_EXTRACTED RECORDS_
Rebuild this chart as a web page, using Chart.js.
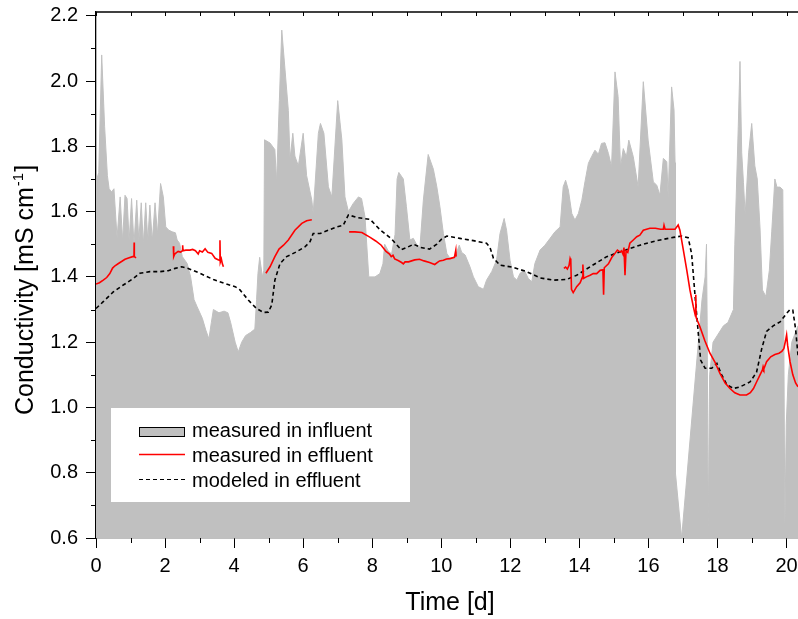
<!DOCTYPE html>
<html>
<head>
<meta charset="utf-8">
<script src="https://cdn.jsdelivr.net/npm/chart.js@4.4.1/dist/chart.umd.min.js"></script>
<style>
  html, body { margin: 0; padding: 0; background: #fff; }
</style>
</head>
<body>
<canvas id="conductivity" width="798" height="619"></canvas>
<script>
(function(){
    'use strict'

    // influent conductivity (grey area)
    var influentDays = [0.00,0.08,0.165,0.25,0.33,0.38,0.45,0.52,0.61,0.70,0.77,0.84,0.90,0.96,1.03,1.10,1.18,1.24,1.31,1.37,1.44,1.50,1.56,1.63,1.71,1.78,1.87,1.95,
        2.02,2.11,2.21,2.30,2.35,2.42,2.50,2.64,2.74,2.84,2.93,3.08,3.18,3.27,3.34,3.40,3.56,3.71,3.82,3.90,4.03,4.12,4.22,4.33,4.48,4.60,4.65,4.69,4.74,4.82,4.86,4.88,
        5.04,5.18,5.23,5.31,5.38,5.47,5.57,5.62,5.70,5.76,5.86,6.00,6.10,6.25,6.29,6.44,6.50,6.60,6.73,6.83,7.00,7.12,7.21,7.31,7.45,7.60,7.69,7.79,7.90,8.08,8.22,8.31,
        8.36,8.46,8.56,8.66,8.72,8.77,8.90,8.99,9.09,9.19,9.28,9.38,9.48,9.62,9.77,9.87,9.96,10.06,10.16,10.25,10.40,10.52,10.59,10.69,10.83,10.93,11.07,11.22,11.31,
        11.46,11.60,11.70,11.82,11.89,11.99,12.09,12.19,12.28,12.40,12.52,12.62,12.71,12.86,13.00,13.15,13.29,13.44,13.53,13.60,13.68,13.78,13.87,13.97,14.07,14.16,
        14.26,14.35,14.45,14.55,14.64,14.74,14.84,14.93,15.03,15.12,15.19,15.27,15.36,15.43,15.56,15.70,15.85,15.99,16.14,16.24,16.33,16.43,16.53,16.57,16.67,16.74,
        16.77,16.78,16.96,17.55,17.64,17.68,17.70,17.73,17.77,17.87,18.17,18.30,18.46,18.50,18.60,18.65,18.70,18.75,18.80,18.90,18.99,19.08,19.15,19.23,19.30,19.40,
        19.50,19.57,19.66,19.72,19.81,19.89,19.92,19.95,19.99,20.05,20.15,20.33];
    var influentValues = [1.69,1.72,2.08,1.86,1.71,1.67,1.66,1.67,1.52,1.645,1.51,1.65,1.64,1.51,1.64,1.50,1.635,1.51,1.627,1.50,1.627,1.51,1.62,1.51,1.627,1.53,1.686,1.645,
        1.553,1.543,1.538,1.535,1.513,1.503,1.462,1.441,1.40,1.33,1.308,1.273,1.237,1.21,1.26,1.30,1.29,1.295,1.29,1.26,1.20,1.17,1.20,1.22,1.23,1.24,1.33,1.41,1.46,1.40,1.42,1.82,
        1.81,1.79,1.69,1.94,2.156,2.04,1.91,1.76,1.84,1.77,1.74,1.84,1.71,1.635,1.594,1.84,1.87,1.84,1.676,1.645,1.94,1.82,1.645,1.60,1.625,1.645,1.64,1.584,1.40,1.40,1.41,1.44,
        1.50,1.48,1.47,1.53,1.70,1.72,1.70,1.615,1.513,1.518,1.50,1.49,1.635,1.775,1.73,1.676,1.615,1.533,1.472,1.457,1.462,1.497,1.475,1.467,1.431,1.40,1.37,1.362,1.39,
        1.416,1.451,1.533,1.579,1.543,1.451,1.40,1.39,1.411,1.421,1.395,1.385,1.441,1.482,1.497,1.518,1.538,1.553,1.676,1.696,1.666,1.594,1.574,1.594,1.635,1.691,
        1.748,1.768,1.788,1.776,1.809,1.811,1.778,1.737,2.028,1.952,1.737,1.793,1.768,1.819,1.768,1.676,1.998,1.819,1.691,1.681,1.650,1.763,1.753,1.645,1.982,1.911,
        1.75,0.80,0.60,1.33,1.40,1.50,1.25,0.63,1.10,1.20,1.25,1.26,1.30,1.50,1.86,2.06,1.78,1.69,1.59,1.78,1.87,1.74,1.70,1.55,1.36,1.34,
        1.42,1.54,1.70,1.675,1.675,1.667,1.20,0.63,0.95,1.10,1.20,1.25];

    // effluent conductivity (red), null = no measurement
    var effluentDays = [0.00,0.10,0.21,0.31,0.40,0.48,0.55,0.65,0.74,0.84,0.94,1.06,1.10,1.105,1.11,1.16,1.70,
        2.24,2.25,2.28,2.33,2.38,2.45,2.50,2.51,2.52,2.60,2.72,2.80,2.88,2.96,3.00,3.08,3.16,3.24,3.35,3.45,3.55,3.58,3.59,3.60,3.63,3.66,3.69,4.30,
        4.92,5.04,5.18,5.30,5.43,5.57,5.76,5.96,6.10,6.25,6.80,
        7.33,7.50,7.70,7.94,8.10,8.26,8.40,8.50,8.55,8.60,8.65,8.75,8.85,8.90,8.95,9.05,9.23,9.37,9.50,9.66,9.81,9.90,9.95,10.06,10.15,10.25,10.38,10.42,10.43,12.00,
        13.55,13.60,13.65,13.70,13.73,13.75,13.77,13.82,13.92,14.02,14.09,14.10,14.12,14.20,14.31,14.40,14.50,14.60,14.68,14.70,14.72,14.84,14.94,15.03,15.10,15.18,
        15.22,15.26,15.29,15.32,15.35,15.40,15.46,15.56,15.66,15.75,15.85,16.04,16.20,16.35,16.43,16.45,16.48,16.65,16.77,16.86,16.91,17.01,17.11,17.20,17.30,17.36,
        17.37,17.38,17.49,17.63,17.78,17.92,18.07,18.22,18.36,18.50,18.65,18.84,18.95,19.04,19.13,19.23,19.30,19.32,19.34,19.42,19.54,19.66,19.78,19.86,19.92,19.97,
        20.00,20.03,20.10,20.18,20.26,20.33];
    var effluentValues = [1.378,1.382,1.39,1.398,1.41,1.427,1.434,1.441,1.447,1.454,1.458,1.462,1.462,1.505,1.462,1.458,null,
        1.494,1.462,1.47,1.474,1.478,1.476,1.48,1.497,1.48,1.482,1.482,1.484,1.48,1.47,1.48,1.476,1.486,1.475,1.472,1.457,1.452,1.45,1.512,1.445,1.455,1.44,1.431,null,
        1.411,1.431,1.462,1.485,1.497,1.513,1.543,1.564,1.572,1.575,null,
        1.538,1.538,1.536,1.521,1.51,1.497,1.478,1.470,1.462,1.466,1.455,1.450,1.444,1.440,1.446,1.446,1.452,1.454,1.449,1.444,1.438,1.445,1.449,1.451,1.455,1.456,1.46,1.482,1.462,null,
        1.426,1.43,1.424,1.435,1.456,1.45,1.362,1.352,1.37,1.382,1.40,1.438,1.395,1.40,1.405,1.41,1.41,1.42,1.422,1.345,1.428,1.44,1.46,1.472,1.482,1.476,
        1.48,1.47,1.49,1.405,1.48,1.475,1.503,1.513,1.523,1.528,1.543,1.549,1.549,1.546,1.546,1.558,1.546,1.546,1.546,1.559,1.543,1.482,1.42,1.36,1.308,1.28,
        1.345,1.275,1.247,1.205,1.166,1.14,1.104,1.075,1.058,1.045,1.038,1.038,1.045,1.058,1.078,1.10,1.115,1.125,1.118,1.14,1.155,1.162,1.166,1.172,1.18,1.205,
        1.222,1.19,1.14,1.10,1.075,1.063];

    // modeled effluent conductivity (dashed)
    var modelDays = [0.00,0.21,0.50,0.79,1.08,1.27,1.56,1.85,2.09,2.29,2.48,2.67,3.01,3.40,3.78,4.03,4.17,4.41,4.65,4.85,4.99,5.09,5.18,5.33,5.52,5.81,6.05,6.20,6.29,
        6.49,6.73,6.97,7.16,7.31,7.55,7.94,8.22,8.56,8.84,9.00,9.20,9.40,9.66,9.87,10.00,10.16,10.54,10.93,11.31,11.41,11.51,11.70,12.09,12.47,12.86,13.24,13.63,13.92,
        14.31,14.79,15.27,15.75,16.24,16.72,16.96,17.15,17.25,17.35,17.44,17.51,17.64,17.83,17.98,18.12,18.27,18.46,18.65,18.94,19.13,19.28,19.42,19.61,19.81,20.00,
        20.10,20.18,20.26,20.33];
    var modelValues = [1.303,1.324,1.354,1.375,1.395,1.411,1.416,1.416,1.419,1.426,1.431,1.426,1.411,1.392,1.378,1.37,1.36,1.329,1.303,1.291,1.292,1.314,1.39,1.441,1.462,1.477,1.492,1.508,1.533,
        1.533,1.543,1.553,1.558,1.59,1.582,1.576,1.545,1.516,1.483,1.49,1.50,1.49,1.485,1.50,1.515,1.525,1.518,1.511,1.503,1.49,1.457,1.436,1.429,1.416,1.397,1.39,1.392,1.405,
        1.431,1.462,1.48,1.497,1.511,1.521,1.525,1.52,1.47,1.34,1.23,1.145,1.12,1.12,1.135,1.10,1.07,1.058,1.063,1.078,1.108,1.18,1.233,1.25,1.262,1.288,
        1.30,1.298,1.24,1.16];

    var xTicks = [0,2,4,6,8,10,12,14,16,18,20];
    var xMinorTicks = [1,3,5,7,9,11,13,15,17,19];
    var yTicks = [0.6,0.8,1.0,1.2,1.4,1.6,1.8,2.0,2.2];
    var yTickLabels = ['0.6','0.8','1.0','1.2','1.4','1.6','1.8','2.0','2.2'];
    var yMinorTicks = [0.7,0.9,1.1,1.3,1.5,1.7,1.9,2.1];
    var legendLabels = ['measured in influent','measured in effluent','modeled in effluent'];

    var FONT = '"Liberation Sans", Arial, Helvetica, sans-serif';
    Chart.defaults.font.family = FONT;
    Chart.defaults.font.size = 20;
    Chart.defaults.color = '#000';

    function points(days, values){
        return days.map(function(d, i){ return {x: d, y: values[i]}; });
    }

    // minor ticks, top axis, legend box and axis titles
    var extras = {
        id: 'extras',
        afterDraw: function(chart){
            var ctx = chart.ctx;
            var area = chart.chartArea;
            var xs = chart.scales.x;
            var ys = chart.scales.y;
            ctx.save();
            ctx.strokeStyle = '#000';
            ctx.lineWidth = 1;
            ctx.beginPath();
            xMinorTicks.forEach(function(v){
                var px = Math.round(xs.getPixelForValue(v)) + 0.5;
                ctx.moveTo(px, area.bottom);
                ctx.lineTo(px, area.bottom + 5);
            });
            yMinorTicks.forEach(function(v){
                var py = Math.round(ys.getPixelForValue(v)) + 0.5;
                ctx.moveTo(area.left - 5, py);
                ctx.lineTo(area.left, py);
            });
            xTicks.concat(xMinorTicks).forEach(function(v){
                var px = Math.round(xs.getPixelForValue(v)) + 0.5;
                ctx.moveTo(px, area.top);
                ctx.lineTo(px, area.top + 4);
            });
            ctx.stroke();
            ctx.lineWidth = 1.3;
            ctx.beginPath();
            ctx.moveTo(area.left, area.top);
            ctx.lineTo(area.right, area.top);
            ctx.stroke();

            // legend
            ctx.fillStyle = '#fff';
            ctx.fillRect(111, 408, 299, 94);
            ctx.fillStyle = '#c0c0c0';
            ctx.fillRect(139, 427, 46, 10);
            ctx.lineWidth = 1;
            ctx.strokeStyle = '#000';
            ctx.strokeRect(139.5, 427.5, 45, 9);
            ctx.strokeStyle = '#ff0000';
            ctx.lineWidth = 1.3;
            ctx.beginPath();
            ctx.moveTo(139, 454.5);
            ctx.lineTo(185, 454.5);
            ctx.stroke();
            ctx.strokeStyle = '#000';
            ctx.lineWidth = 1;
            ctx.setLineDash([4, 3]);
            ctx.beginPath();
            ctx.moveTo(139, 479.5);
            ctx.lineTo(185, 479.5);
            ctx.stroke();
            ctx.setLineDash([]);
            ctx.fillStyle = '#000';
            ctx.font = '20px ' + FONT;
            ctx.textAlign = 'left';
            ctx.textBaseline = 'alphabetic';
            legendLabels.forEach(function(t, i){
                ctx.fillText(t, 192, 436.7 + i * 25);
            });

            // axis titles
            ctx.font = '25px ' + FONT;
            ctx.textAlign = 'center';
            ctx.fillText('Time [d]', (area.left + area.right) / 2 + 3, 610);

            ctx.translate(33, 415);
            ctx.rotate(-Math.PI / 2);
            ctx.textAlign = 'left';
            var main = 'Conductivity [mS cm';
            ctx.fillText(main, 0, 0);
            var w = ctx.measureText(main).width;
            ctx.font = '15px ' + FONT;
            ctx.fillText('-1', w + 1, -10);
            var w2 = ctx.measureText('-1').width;
            ctx.font = '25px ' + FONT;
            ctx.fillText(']', w + w2 + 2, 0);
            ctx.restore();
        }
    };

    var axisGrid = { drawOnChartArea: false, drawTicks: true, tickLength: 10, color: '#000', lineWidth: 1 };
    var axisBorder = { display: true, color: '#000', width: 1.3 };

    new Chart(document.getElementById('conductivity'), {
        type: 'line',
        data: {
            datasets: [{
                label: legendLabels[1],
                data: points(effluentDays, effluentValues),
                borderColor: '#ff0000',
                borderWidth: 1.6,
                pointRadius: 0,
                spanGaps: false,
                fill: false,
                order: 0
            }, {
                label: legendLabels[2],
                data: points(modelDays, modelValues),
                borderColor: '#000',
                borderWidth: 1.6,
                borderDash: [4, 3],
                pointRadius: 0,
                fill: false,
                order: 1
            }, {
                label: legendLabels[0],
                data: points(influentDays, influentValues),
                borderColor: '#c0c0c0',
                borderWidth: 1,
                backgroundColor: '#c0c0c0',
                pointRadius: 0,
                fill: 'start',
                order: 2
            }]
        },
        options: {
            responsive: false,
            animation: false,
            devicePixelRatio: 1,
            layout: { padding: { top: 12, left: 0, right: 0, bottom: 0 } },
            plugins: { legend: { display: false }, tooltip: { enabled: false } },
            scales: {
                x: {
                    type: 'linear',
                    min: 0,
                    max: 20.33,
                    afterBuildTicks: function(s){ s.ticks = xTicks.map(function(v){ return {value: v}; }); },
                    afterFit: function(s){ s.height = 81; s.paddingLeft = 0; s.paddingRight = 0; },
                    ticks: { padding: 6, maxRotation: 0, autoSkip: false, callback: function(v){ return String(v); } },
                    grid: axisGrid,
                    border: axisBorder
                },
                y: {
                    type: 'linear',
                    min: 0.6,
                    max: 2.2115,
                    afterBuildTicks: function(s){ s.ticks = yTicks.map(function(v){ return {value: v}; }); },
                    afterFit: function(s){ s.width = 96; s.paddingTop = 0; s.paddingBottom = 0; },
                    ticks: { padding: 8, autoSkip: false, callback: function(v, i){ return yTickLabels[i]; } },
                    grid: axisGrid,
                    border: axisBorder
                }
            }
        },
        plugins: [extras]
    });
})();
</script>
</body>
</html>
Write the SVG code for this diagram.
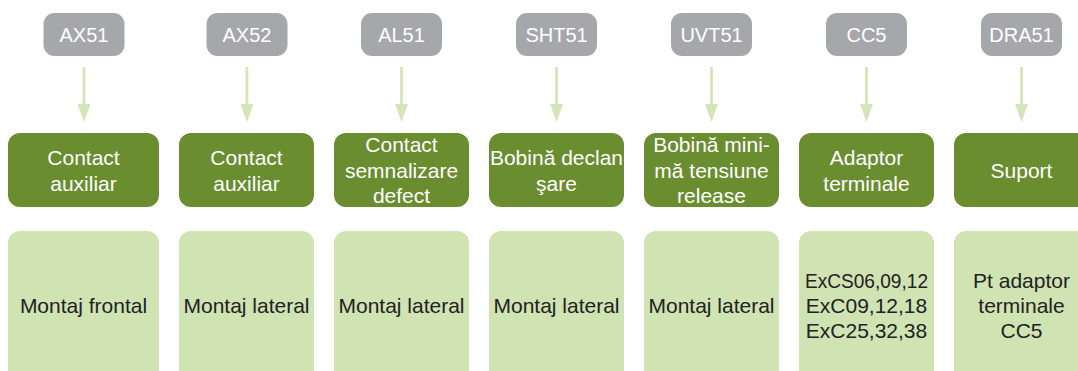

_REQUIREMENTS_
Pull out every line above that holds the word "this".

_OUTPUT OF THE TASK_
Rebuild this chart as a web page, using Chart.js.
Write the SVG code for this diagram.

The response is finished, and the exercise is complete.